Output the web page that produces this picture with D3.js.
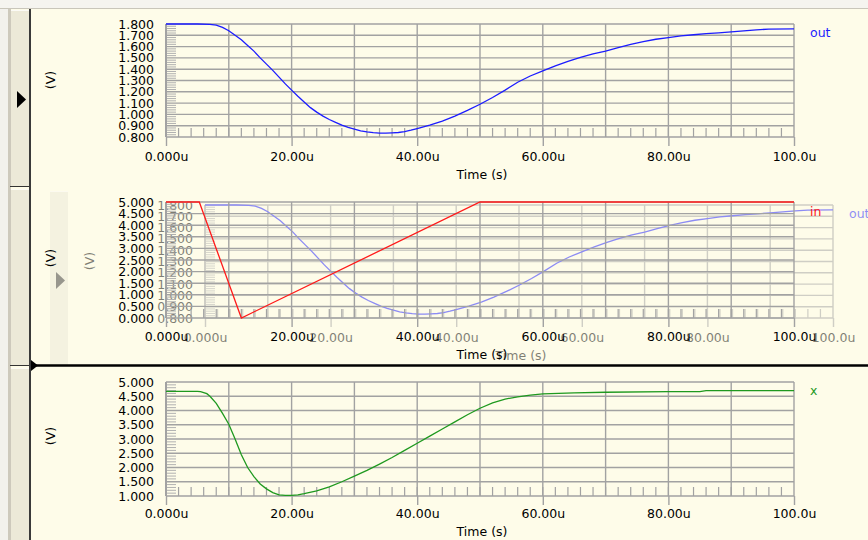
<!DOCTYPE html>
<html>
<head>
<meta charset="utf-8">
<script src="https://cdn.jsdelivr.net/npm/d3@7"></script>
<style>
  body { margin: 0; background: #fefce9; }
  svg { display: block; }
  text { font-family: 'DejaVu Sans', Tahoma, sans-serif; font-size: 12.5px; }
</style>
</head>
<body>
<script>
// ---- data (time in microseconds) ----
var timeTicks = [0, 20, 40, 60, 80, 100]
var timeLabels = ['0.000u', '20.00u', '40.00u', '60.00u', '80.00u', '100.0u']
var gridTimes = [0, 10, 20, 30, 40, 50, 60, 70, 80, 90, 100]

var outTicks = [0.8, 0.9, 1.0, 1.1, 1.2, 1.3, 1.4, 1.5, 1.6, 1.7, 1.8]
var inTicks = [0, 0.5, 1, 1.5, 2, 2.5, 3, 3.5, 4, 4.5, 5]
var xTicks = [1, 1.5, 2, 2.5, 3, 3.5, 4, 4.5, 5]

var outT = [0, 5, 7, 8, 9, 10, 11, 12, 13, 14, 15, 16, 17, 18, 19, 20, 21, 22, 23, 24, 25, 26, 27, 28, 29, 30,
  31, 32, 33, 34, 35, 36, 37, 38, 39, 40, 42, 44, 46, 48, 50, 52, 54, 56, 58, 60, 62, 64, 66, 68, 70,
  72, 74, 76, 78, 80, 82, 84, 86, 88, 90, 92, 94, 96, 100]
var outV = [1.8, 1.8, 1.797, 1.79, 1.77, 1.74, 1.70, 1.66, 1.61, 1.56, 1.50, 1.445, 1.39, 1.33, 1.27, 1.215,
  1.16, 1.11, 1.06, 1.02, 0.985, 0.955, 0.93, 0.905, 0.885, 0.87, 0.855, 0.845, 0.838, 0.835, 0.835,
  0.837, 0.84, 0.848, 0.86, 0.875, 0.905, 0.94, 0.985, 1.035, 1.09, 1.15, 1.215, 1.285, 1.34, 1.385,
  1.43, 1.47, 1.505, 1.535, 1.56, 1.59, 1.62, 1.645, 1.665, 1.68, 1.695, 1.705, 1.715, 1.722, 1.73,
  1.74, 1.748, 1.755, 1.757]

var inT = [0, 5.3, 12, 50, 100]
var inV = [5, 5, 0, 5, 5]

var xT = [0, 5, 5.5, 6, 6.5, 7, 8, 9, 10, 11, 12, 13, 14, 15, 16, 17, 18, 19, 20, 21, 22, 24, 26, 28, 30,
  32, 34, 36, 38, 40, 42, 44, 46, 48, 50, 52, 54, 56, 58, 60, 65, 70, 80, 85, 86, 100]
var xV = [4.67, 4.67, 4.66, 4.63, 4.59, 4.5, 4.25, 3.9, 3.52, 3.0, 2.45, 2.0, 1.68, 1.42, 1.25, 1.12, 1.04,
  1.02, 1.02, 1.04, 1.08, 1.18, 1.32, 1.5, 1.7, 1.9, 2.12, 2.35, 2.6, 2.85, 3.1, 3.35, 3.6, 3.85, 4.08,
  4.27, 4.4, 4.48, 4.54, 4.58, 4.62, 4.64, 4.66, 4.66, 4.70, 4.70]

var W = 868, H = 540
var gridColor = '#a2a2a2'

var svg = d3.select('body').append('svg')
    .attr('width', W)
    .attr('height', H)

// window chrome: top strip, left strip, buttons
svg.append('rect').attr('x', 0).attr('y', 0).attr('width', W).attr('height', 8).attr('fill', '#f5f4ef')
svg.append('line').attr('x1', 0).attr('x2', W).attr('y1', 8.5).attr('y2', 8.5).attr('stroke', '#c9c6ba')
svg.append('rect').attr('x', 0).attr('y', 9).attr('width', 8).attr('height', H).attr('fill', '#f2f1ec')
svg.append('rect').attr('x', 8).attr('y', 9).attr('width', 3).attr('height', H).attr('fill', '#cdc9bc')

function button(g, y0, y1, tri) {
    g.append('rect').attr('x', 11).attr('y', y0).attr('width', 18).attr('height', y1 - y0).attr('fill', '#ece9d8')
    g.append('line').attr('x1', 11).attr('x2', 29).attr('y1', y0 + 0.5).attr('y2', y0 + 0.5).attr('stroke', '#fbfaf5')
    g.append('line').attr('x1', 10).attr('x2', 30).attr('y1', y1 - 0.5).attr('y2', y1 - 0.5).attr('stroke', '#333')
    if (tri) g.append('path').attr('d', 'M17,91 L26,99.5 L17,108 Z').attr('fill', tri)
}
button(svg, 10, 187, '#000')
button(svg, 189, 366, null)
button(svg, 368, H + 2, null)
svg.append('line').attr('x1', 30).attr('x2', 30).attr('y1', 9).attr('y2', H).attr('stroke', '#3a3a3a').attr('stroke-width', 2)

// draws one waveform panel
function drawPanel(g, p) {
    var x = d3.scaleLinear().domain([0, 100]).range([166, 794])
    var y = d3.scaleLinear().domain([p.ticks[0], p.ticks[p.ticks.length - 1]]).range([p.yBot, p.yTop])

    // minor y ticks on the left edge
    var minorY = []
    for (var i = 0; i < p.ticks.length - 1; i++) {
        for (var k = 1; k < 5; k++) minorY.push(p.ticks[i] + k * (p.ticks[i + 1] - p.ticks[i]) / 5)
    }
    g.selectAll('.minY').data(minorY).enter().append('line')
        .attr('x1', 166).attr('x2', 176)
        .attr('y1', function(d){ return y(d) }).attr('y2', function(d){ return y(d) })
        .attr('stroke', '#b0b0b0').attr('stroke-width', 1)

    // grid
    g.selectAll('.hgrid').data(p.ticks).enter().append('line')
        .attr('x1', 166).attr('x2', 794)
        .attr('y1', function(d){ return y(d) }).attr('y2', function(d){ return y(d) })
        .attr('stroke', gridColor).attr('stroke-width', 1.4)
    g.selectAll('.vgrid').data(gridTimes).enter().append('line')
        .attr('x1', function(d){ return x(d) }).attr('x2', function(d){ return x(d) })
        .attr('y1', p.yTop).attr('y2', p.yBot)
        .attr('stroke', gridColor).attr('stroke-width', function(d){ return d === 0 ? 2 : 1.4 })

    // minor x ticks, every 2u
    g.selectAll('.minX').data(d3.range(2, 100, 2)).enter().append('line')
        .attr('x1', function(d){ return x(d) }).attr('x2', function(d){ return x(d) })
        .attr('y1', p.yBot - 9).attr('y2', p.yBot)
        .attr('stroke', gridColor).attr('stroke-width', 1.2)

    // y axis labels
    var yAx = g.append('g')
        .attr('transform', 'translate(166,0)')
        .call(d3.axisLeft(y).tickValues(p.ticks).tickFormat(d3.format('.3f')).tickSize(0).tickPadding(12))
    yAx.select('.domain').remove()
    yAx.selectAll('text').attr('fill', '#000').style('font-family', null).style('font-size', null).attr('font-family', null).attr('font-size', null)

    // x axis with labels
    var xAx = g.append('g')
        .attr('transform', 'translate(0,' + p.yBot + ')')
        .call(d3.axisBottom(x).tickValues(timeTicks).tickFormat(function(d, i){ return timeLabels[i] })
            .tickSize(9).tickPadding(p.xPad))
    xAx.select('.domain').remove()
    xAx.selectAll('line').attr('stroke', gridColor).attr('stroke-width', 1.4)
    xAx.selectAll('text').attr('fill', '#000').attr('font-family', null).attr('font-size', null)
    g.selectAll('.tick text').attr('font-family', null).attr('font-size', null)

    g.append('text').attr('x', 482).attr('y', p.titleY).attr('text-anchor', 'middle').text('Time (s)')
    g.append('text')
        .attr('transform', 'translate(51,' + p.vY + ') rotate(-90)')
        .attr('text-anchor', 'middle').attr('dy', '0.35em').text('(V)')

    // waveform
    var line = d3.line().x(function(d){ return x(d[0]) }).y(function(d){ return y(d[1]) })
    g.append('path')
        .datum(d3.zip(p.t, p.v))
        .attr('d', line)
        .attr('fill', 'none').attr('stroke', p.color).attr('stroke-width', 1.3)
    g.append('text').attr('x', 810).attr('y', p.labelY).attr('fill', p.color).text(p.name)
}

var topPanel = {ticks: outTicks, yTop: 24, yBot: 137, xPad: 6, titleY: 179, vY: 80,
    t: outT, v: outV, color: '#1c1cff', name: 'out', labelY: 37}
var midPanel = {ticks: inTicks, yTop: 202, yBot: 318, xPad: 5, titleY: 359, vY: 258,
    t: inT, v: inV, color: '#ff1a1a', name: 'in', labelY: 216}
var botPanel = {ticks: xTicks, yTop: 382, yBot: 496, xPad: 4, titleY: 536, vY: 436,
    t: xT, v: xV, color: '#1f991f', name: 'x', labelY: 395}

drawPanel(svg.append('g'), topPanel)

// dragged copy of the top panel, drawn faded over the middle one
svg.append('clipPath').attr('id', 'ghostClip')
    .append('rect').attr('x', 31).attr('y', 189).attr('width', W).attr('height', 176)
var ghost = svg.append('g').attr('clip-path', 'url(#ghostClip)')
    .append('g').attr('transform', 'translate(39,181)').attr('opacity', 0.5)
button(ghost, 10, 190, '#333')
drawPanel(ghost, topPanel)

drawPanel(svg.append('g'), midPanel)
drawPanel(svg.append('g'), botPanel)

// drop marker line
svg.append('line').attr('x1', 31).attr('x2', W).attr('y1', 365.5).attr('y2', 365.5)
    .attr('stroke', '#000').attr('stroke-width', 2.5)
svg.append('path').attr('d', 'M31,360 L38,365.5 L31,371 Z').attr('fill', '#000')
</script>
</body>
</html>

*EXERCISE DESCRIPTION*:
Take the material above from its first line through the line holding "80, 90, 100]" and set it down exactly, without the pictures.

*ANSWER TO THIS TASK*:
Output the web page that produces this picture with D3.js.
<!DOCTYPE html>
<html>
<head>
<meta charset="utf-8">
<script src="https://cdn.jsdelivr.net/npm/d3@7"></script>
<style>
  body { margin: 0; background: #fefce9; }
  svg { display: block; }
  text { font-family: 'DejaVu Sans', Tahoma, sans-serif; font-size: 12.5px; }
</style>
</head>
<body>
<script>
// ---- data (time in microseconds) ----
var timeTicks = [0, 20, 40, 60, 80, 100]
var timeLabels = ['0.000u', '20.00u', '40.00u', '60.00u', '80.00u', '100.0u']
var gridTimes = [0, 10, 20, 30, 40, 50, 60, 70, 80, 90, 100]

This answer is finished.